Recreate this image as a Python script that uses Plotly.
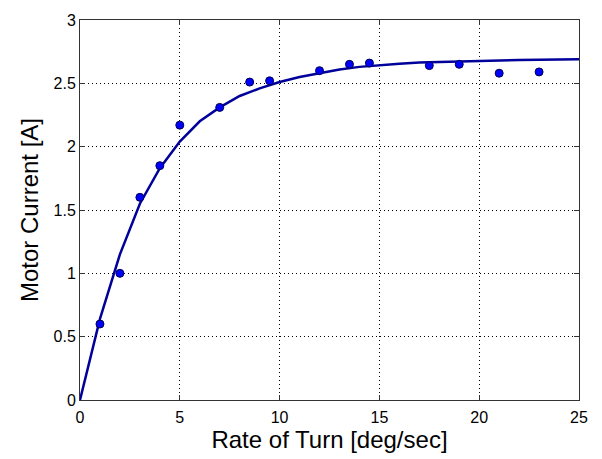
import plotly.graph_objects as go

# measured data points
rate_meas = [1, 2, 3, 4, 5, 7, 8.5, 9.5, 12, 13.5, 14.5, 17.5, 19, 21, 23]
current_meas = [0.60, 1.00, 1.60, 1.85, 2.17, 2.31, 2.51, 2.52, 2.60, 2.65, 2.66, 2.64, 2.65, 2.58, 2.59]

# fitted curve
rate_fit = [0, 1, 2, 3, 4, 5, 6, 7, 8, 9, 10, 11, 12, 13, 14, 15, 16, 17, 18, 19, 20, 21, 22, 23, 24, 25]
current_fit = [0.0, 0.64, 1.15, 1.55, 1.83, 2.04, 2.20, 2.31, 2.40, 2.46, 2.51, 2.55, 2.58, 2.61, 2.63,
               2.645, 2.655, 2.665, 2.67, 2.675, 2.68, 2.683, 2.685, 2.687, 2.688, 2.69]

x_ticks = [0, 5, 10, 15, 20, 25]
y_ticks = [0, 0.5, 1, 1.5, 2, 2.5, 3]
y_labels = ["0", "0.5", "1", "1.5", "2", "2.5", "3"]

fig = go.Figure()
fig.add_trace(go.Scatter(x=rate_fit, y=current_fit, mode="lines",
                         line=dict(color="#00009a", width=2.5), showlegend=False))
fig.add_trace(go.Scatter(x=rate_meas, y=current_meas, mode="markers",
                         marker=dict(color="#0000ff", size=8, line=dict(color="#00004a", width=1)),
                         showlegend=False))

font = "Liberation Sans, Arial, sans-serif"
axis_common = dict(showline=True, linecolor="#333333", linewidth=1, mirror="ticks",
                   ticks="inside", ticklen=5, tickcolor="#333333",
                   showgrid=True, gridcolor="#000000", griddash="1px,3px", gridwidth=1,
                   zeroline=False, tickfont=dict(family=font, size=16, color="black"))

fig.update_layout(
    width=602, height=459,
    margin=dict(l=80, r=23, t=12, b=59),
    paper_bgcolor="white", plot_bgcolor="white",
    xaxis=dict(range=[0, 25], tickvals=x_ticks, ticktext=[str(v) for v in x_ticks],
               ticklabelstandoff=3,
               title=dict(text="Rate of Turn [deg/sec]", font=dict(family=font, size=24, color="black"), standoff=0),
               **axis_common),
    yaxis=dict(range=[0, 3], tickvals=y_ticks, ticktext=y_labels,
               title=dict(text="Motor Current [A]", font=dict(family=font, size=24, color="black"), standoff=8),
               **axis_common),
)

fig.write_html("out.html")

⁂

» **Direction**
Repeat the lines above exactly, and keep every picture out.

» **Task solution**
Recreate this image as a Python script that uses Plotly.
import plotly.graph_objects as go

# measured data points
rate_meas = [1, 2, 3, 4, 5, 7, 8.5, 9.5, 12, 13.5, 14.5, 17.5, 19, 21, 23]
current_meas = [0.60, 1.00, 1.60, 1.85, 2.17, 2.31, 2.51, 2.52, 2.60, 2.65, 2.66, 2.64, 2.65, 2.58, 2.59]

# fitted curve
rate_fit = [0, 1, 2, 3, 4, 5, 6, 7, 8, 9, 10, 11, 12, 13, 14, 15, 16, 17, 18, 19, 20, 21, 22, 23, 24, 25]
current_fit = [0.0, 0.64, 1.15, 1.55, 1.83, 2.04, 2.20, 2.31, 2.40, 2.46, 2.51, 2.55, 2.58, 2.61, 2.63,
               2.645, 2.655, 2.665, 2.67, 2.675, 2.68, 2.683, 2.685, 2.687, 2.688, 2.69]

x_ticks = [0, 5, 10, 15, 20, 25]
y_ticks = [0, 0.5, 1, 1.5, 2, 2.5, 3]
y_labels = ["0", "0.5", "1", "1.5", "2", "2.5", "3"]

fig = go.Figure()
fig.add_trace(go.Scatter(x=rate_fit, y=current_fit, mode="lines",
                         line=dict(color="#00009a", width=2.5), showlegend=False))
fig.add_trace(go.Scatter(x=rate_meas, y=current_meas, mode="markers",
                         marker=dict(color="#0000ff", size=8, line=dict(color="#00004a", width=1)),
                         showlegend=False))

font = "Liberation Sans, Arial, sans-serif"
axis_common = dict(showline=True, linecolor="#333333", linewidth=1, mirror="ticks",
                   ticks="inside", ticklen=5, tickcolor="#333333",
                   showgrid=True, gridcolor="#000000", griddash="1px,3px", gridwidth=1,
                   zeroline=False, tickfont=dict(family=font, size=16, color="black"))

fig.update_layout(
    width=602, height=459,
    margin=dict(l=80, r=23, t=12, b=59),
    paper_bgcolor="white", plot_bgcolor="white",
    xaxis=dict(range=[0, 25], tickvals=x_ticks, ticktext=[str(v) for v in x_ticks],
               ticklabelstandoff=3,
               title=dict(text="Rate of Turn [deg/sec]", font=dict(family=font, size=24, color="black"), standoff=0),
               **axis_common),
    yaxis=dict(range=[0, 3], tickvals=y_ticks, ticktext=y_labels,
               title=dict(text="Motor Current [A]", font=dict(family=font, size=24, color="black"), standoff=8),
               **axis_common),
)

fig.write_html("out.html")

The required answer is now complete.